What, for instance, is one to make of the dollhouse prop, lit from within by a brilliant white light or, alternately, glowing cathode-ray blue? Its deployment seemed almost random—and occasionally comical, as when Liffmann manipulated it from beneath Fitzner’s capacious skirt.

Fitzner, it should be mentioned, was standing on a half-metre-high box at the time, with her gown extending to the floor. In repose, this gave her the lines of a long-legged ’40s actress, but the dress—and the dancer—really came to life when she stepped down and settled, in a swirl of silk, to the floor. Luxurious feather bed, threatening ocean swell, insect chrysalis: Fitzner’s costume was a fast-morphing and eerily animate partner, fully embodying the program notes’ promise of “a suspended, dream-like world”.

The third member of Light Box, composer Lee Hutzulak, also delivered in that regard, his score ranging from subtly unhinged clarinet jazz to tuneful guitar and keyboard soundscapes given a cracked and otherworldly patina by electronic processing.

The dark and evocative mood of The Karolina Sisters continued in Vanessa Goodman’s peeling away like a bubble in wallpaper, set on Contingency Plan dancers Michael Kong, Erika Mitsuhashi, Jane Osborne, and Bevin Poole, and to the music of Swans, A Silver Mt. Zion, and Silk Saw.

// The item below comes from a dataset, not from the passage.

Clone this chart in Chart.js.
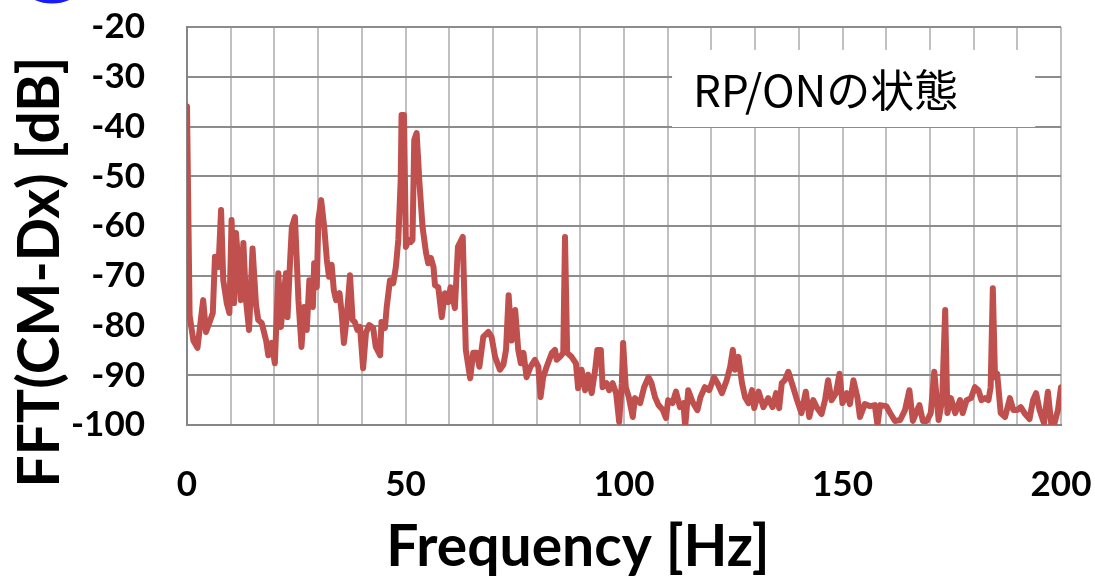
<!DOCTYPE html>
<html>
<head>
<meta charset="utf-8">
<script src="https://cdn.jsdelivr.net/npm/chart.js@4.4.0/dist/chart.umd.min.js"></script>
<style>
  html, body { margin: 0; padding: 0; background: #fff; }
  #wrap { width: 1095px; height: 580px; }
</style>
</head>
<body>
<div id="wrap"><canvas id="fftChart" width="1095" height="580"></canvas></div>
<script>
// FFT spectrum (Hz, dB)
const freqHz = [
  0, 0.6, 1.45, 2.4, 3.1, 3.7, 4.35, 5.3, 5.9, 6.4, 7.2, 7.8, 8.3, 9.1, 9.7, 10.2, 10.75, 11.2, 11.7, 12.3,
  12.9, 13.5, 14.2, 15.0, 15.8, 16.3, 17.1, 18.1, 18.6, 19.4, 20.1, 20.9, 21.5, 22.0, 22.65, 23.0, 23.6, 24.0, 24.7, 25.5,
  26.2, 26.8, 27.4, 28.0, 28.8, 29.1, 29.7, 30.05, 30.7, 31.4, 32.0, 32.5, 33.1, 33.6, 34.1, 34.9, 35.4, 35.9, 36.5, 37.3,
  37.9, 38.4, 39.0, 39.6, 40.3, 40.95, 41.7, 42.6, 43.2, 44.2, 44.5, 45.3, 45.7, 46.45, 47.2, 47.8, 48.35, 48.9, 49.1, 49.65,
  50.1, 50.65, 51.2, 51.6, 52.0, 52.55, 53.2, 53.9, 54.7, 55.2, 55.8, 56.4, 56.75, 57.5, 58.3, 59.0, 59.8, 60.3, 61.3, 62.0,
  63.1, 63.8, 64.8, 65.5, 66.3, 66.9, 67.8, 68.95, 69.7, 70.5, 71.6, 72.4, 73.0, 73.6, 74.3, 75.1, 75.8, 76.4, 77.0, 77.7,
  78.6, 79.6, 80.4, 80.9, 81.5, 82.3, 83.5, 84.2, 84.6, 85.35, 86.1, 86.5, 87.0, 88.0, 89.0, 89.5, 90.3, 91.1, 91.8, 92.6,
  93.4, 93.9, 94.7, 95.1, 96.0, 96.6, 97.4, 98.2, 98.9, 99.5, 99.8, 100.4, 101.1, 102.0, 102.5, 103.7, 104.6, 105.6, 106.3, 107.1,
  107.9, 108.9, 109.6, 110.1, 111.1, 111.9, 112.8, 113.6, 114.0, 114.7, 115.7, 116.8, 117.5, 118.5, 119.5, 120.6, 121.4, 122.4, 123.5, 124.3,
  124.9, 125.4, 126.2, 127.0, 127.7, 128.5, 129.3, 129.8, 130.8, 131.9, 133.0, 134.0, 134.8, 135.5, 136.1, 136.8, 137.6, 138.7, 139.6, 140.6,
  141.6, 142.4, 143.3, 144.2, 145.2, 146.0, 146.7, 147.5, 148.5, 149.3, 150.0, 151.0, 151.7, 152.5, 153.4, 154.0, 155.1, 156.3, 157.4, 158.0,
  158.6, 160.0, 160.9, 162.0, 163.2, 164.3, 165.3, 166.1, 167.0, 167.6, 168.4, 169.3, 170.2, 171.0, 172.0, 172.8, 173.5, 174.0, 174.8, 175.8,
  176.9, 177.5, 178.4, 179.4, 180.3, 181.1, 181.8, 182.6, 183.4, 183.9, 184.4, 184.9, 185.4, 186.2, 187.2, 188.3, 189.1, 190.0, 190.8, 191.8,
  192.8, 193.6, 194.3, 195.1, 196.1, 197.0, 197.8, 198.4, 199.3, 200
];
const levelDb = [
  -36, -78, -83, -84.5, -79.3, -74.9, -81.3, -79, -77.5, -66.2, -68.2, -56.8, -70.9, -75.5, -77.5, -58.8, -75.5, -61.4, -66.8, -74.9,
  -63.4, -74.9, -80.9, -64.5, -75.9, -78.9, -79.5, -83, -86, -83.5, -87.6, -69.5, -80.3, -74.9, -69.5, -78.3, -66.8, -60.2, -58.2, -74.9,
  -84.3, -76.3, -80.9, -70.9, -76.3, -67.5, -72.3, -58.8, -54.8, -60.2, -66.8, -70.2, -67.8, -72.9, -74.9, -73.5, -77.5, -83.5, -78.9, -69.9,
  -78.9, -79.3, -80.9, -80.3, -88.6, -81.5, -79.9, -80.5, -84.3, -86, -79.3, -80.5, -76.3, -70.9, -71.5, -68.2, -62.8, -50.8, -37.7, -37.7,
  -64.2, -62.8, -63.2, -62.8, -42.7, -41.3, -51.4, -60.2, -65.4, -67.5, -66.4, -68.2, -71.9, -72.3, -78.3, -73.5, -75.3, -72.3, -76.5, -64.2,
  -62.2, -84.9, -90.6, -85.5, -85.5, -88.3, -82.3, -81.3, -82.3, -86.3, -88.9, -87.9, -84.9, -73.9, -83, -76.9, -84.9, -87.6, -85.5, -90.4,
  -88.3, -86.9, -88.3, -94.4, -90.4, -88.3, -85.5, -84.9, -86.9, -86.3, -85.5, -62.2, -85.5, -86.3, -87.6, -92.6, -88.9, -93, -89.9, -93.6,
  -88.9, -84.9, -84.9, -92.4, -91.6, -93, -91.6, -93.6, -99.4, -91.6, -83.5, -92.4, -94.4, -98.4, -94.6, -95.6, -92.4, -90.4, -91.6, -94.4,
  -96, -97, -98.6, -95, -95.6, -93.3, -96.4, -95.6, -100.4, -93, -95.4, -97, -94.4, -92.4, -93, -90.4, -91.6, -93.6, -91, -88.3,
  -84.9, -88.9, -86.3, -91.6, -94.4, -95.6, -93, -96.6, -93.3, -96.4, -94.6, -96.4, -93.6, -96.6, -91.6, -91, -89.3, -92.4, -95, -97.6,
  -93.3, -98.4, -95, -96.6, -97.8, -95, -91, -95, -93.6, -89.7, -95.6, -93.6, -95.8, -91, -94.4, -98.4, -95.8, -96.2, -96, -100,
  -96, -96.2, -97.6, -99.2, -99, -97, -93, -99.2, -97.2, -96, -99.2, -99.2, -97.6, -89.3, -99, -95, -76.9, -97.6, -94.6, -97.6,
  -95, -97.6, -95, -94.6, -92.4, -93, -95, -94.6, -95, -92.4, -72.5, -90.4, -89.7, -97.6, -98.4, -94.6, -97, -97, -96.4, -97.8,
  -98.8, -95, -93.6, -97, -99.6, -93.3, -100, -100, -97, -92.4
];

const xRange = [0, 200];
const xLabelEvery = 50;
const yRange = [-100, -20];
const xTitle = "Frequency [Hz]";
const yTitle = "FFT(CM-Dx) [dB]";
const stateLabel = "RP/ONの状態";

const RED = "#c0504d";
const BOLD_FONT = "Lato";

// white label box sitting over the upper-right grid
const stateBoxPlugin = {
  id: "stateBox",
  beforeDatasetsDraw(chart) {
    const { ctx, scales } = chart;
    const x0 = scales.x.getPixelForValue(111);
    const x1 = scales.x.getPixelForValue(194.1);
    const y0 = scales.y.getPixelForValue(-24.6);
    const y1 = scales.y.getPixelForValue(-40.1);
    ctx.save();
    ctx.fillStyle = "#fff";
    ctx.fillRect(x0, y0, x1 - x0, y1 - y0);
    ctx.fillStyle = "#000";
    ctx.font = '44px "Noto Sans CJK JP"';
    ctx.textAlign = "left";
    ctx.textBaseline = "middle";
    ctx.fillText(stateLabel, x0 + 21, (y0 + y1) / 2 + 2);
    ctx.restore();
  },
};

// axis titles are drawn by hand because they sit off-centre in the original
const axisTitlePlugin = {
  id: "axisTitles",
  afterDraw(chart) {
    const { ctx, chartArea } = chart;
    ctx.save();
    ctx.fillStyle = "#000";
    ctx.font = `bold 57px ${BOLD_FONT}`;
    ctx.textAlign = "center";
    ctx.textBaseline = "middle";
    ctx.fillText(xTitle, chartArea.left + 391, 548);

    ctx.translate(41, chartArea.top + 245);
    ctx.rotate(-Math.PI / 2);
    ctx.fillText(yTitle, 0, 0);
    ctx.restore();

    // clipped blue circle at the top-left corner
    ctx.save();
    ctx.strokeStyle = "#1a1aff";
    ctx.lineWidth = 5;
    ctx.beginPath();
    ctx.arc(52, -39, 40, 0, Math.PI * 2);
    ctx.stroke();
    ctx.restore();
  },
};

const points = freqHz.map((f, i) => ({ x: f, y: levelDb[i] }));

new Chart(document.getElementById("fftChart"), {
  type: "line",
  data: {
    datasets: [
      {
        data: points,
        borderColor: RED,
        backgroundColor: RED,
        borderWidth: 6,
        pointRadius: 0,
        tension: 0,
        borderJoinStyle: "round",
        borderCapStyle: "round",
      },
    ],
  },
  options: {
    responsive: false,
    animation: false,
    events: [],
    layout: { padding: { top: 27, right: 34, left: 0, bottom: 0 } },
    plugins: { legend: { display: false }, tooltip: { enabled: false } },
    scales: {
      x: {
        type: "linear",
        min: xRange[0],
        max: xRange[1],
        afterFit: (scale) => {
          scale.height = 155;
          scale.paddingLeft = 0;
          scale.paddingRight = 0;
        },
        grid: { color: "#c0c0c0", lineWidth: 2, drawTicks: false },
        border: { color: "#868686", width: 2 },
        ticks: {
          stepSize: 10,
          autoSkip: false,
          maxRotation: 0,
          padding: 39,
          color: "#000",
          font: { family: BOLD_FONT, size: 35, weight: "bold" },
          callback: (v) => (v % xLabelEvery === 0 ? String(v) : ""),
        },
      },
      y: {
        min: yRange[0],
        max: yRange[1],
        afterFit: (scale) => {
          scale.width = 187;
          scale.paddingTop = 0;
          scale.paddingBottom = 0;
        },
        grid: { color: "#8c8c8c", lineWidth: 2, drawTicks: false },
        border: { color: "#868686", width: 2 },
        ticks: {
          stepSize: 10,
          padding: 42,
          color: "#000",
          font: { family: BOLD_FONT, size: 35, weight: "bold" },
        },
      },
    },
  },
  plugins: [stateBoxPlugin, axisTitlePlugin],
});
</script>
</body>
</html>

Goodman’s title suggests a process of reduction, but instead the piece builds in complexity and momentum, rising out of half-lit vignettes (a lone woman fighting unseen forces; two dancers scooting across the floor on some sort of wheeled contraption) before becoming a quartet of considerable complexity.

Again, the work’s meaning was hard to decipher. Peeling away like a bubble in wallpaper reputedly draws on “the resonance of memories”, but these echoes from the subconscious are rarely, if ever, made fully available to viewers. On an abstract level, though, the dance was powerful, with the androgynous Poole the standout in a strong cast.

Dancing on the Edge 2012’s first mixed program won’t prove the most memorable event on the festival’s schedule, but its two components effectively showcased the depth and diversity of the local dance scene.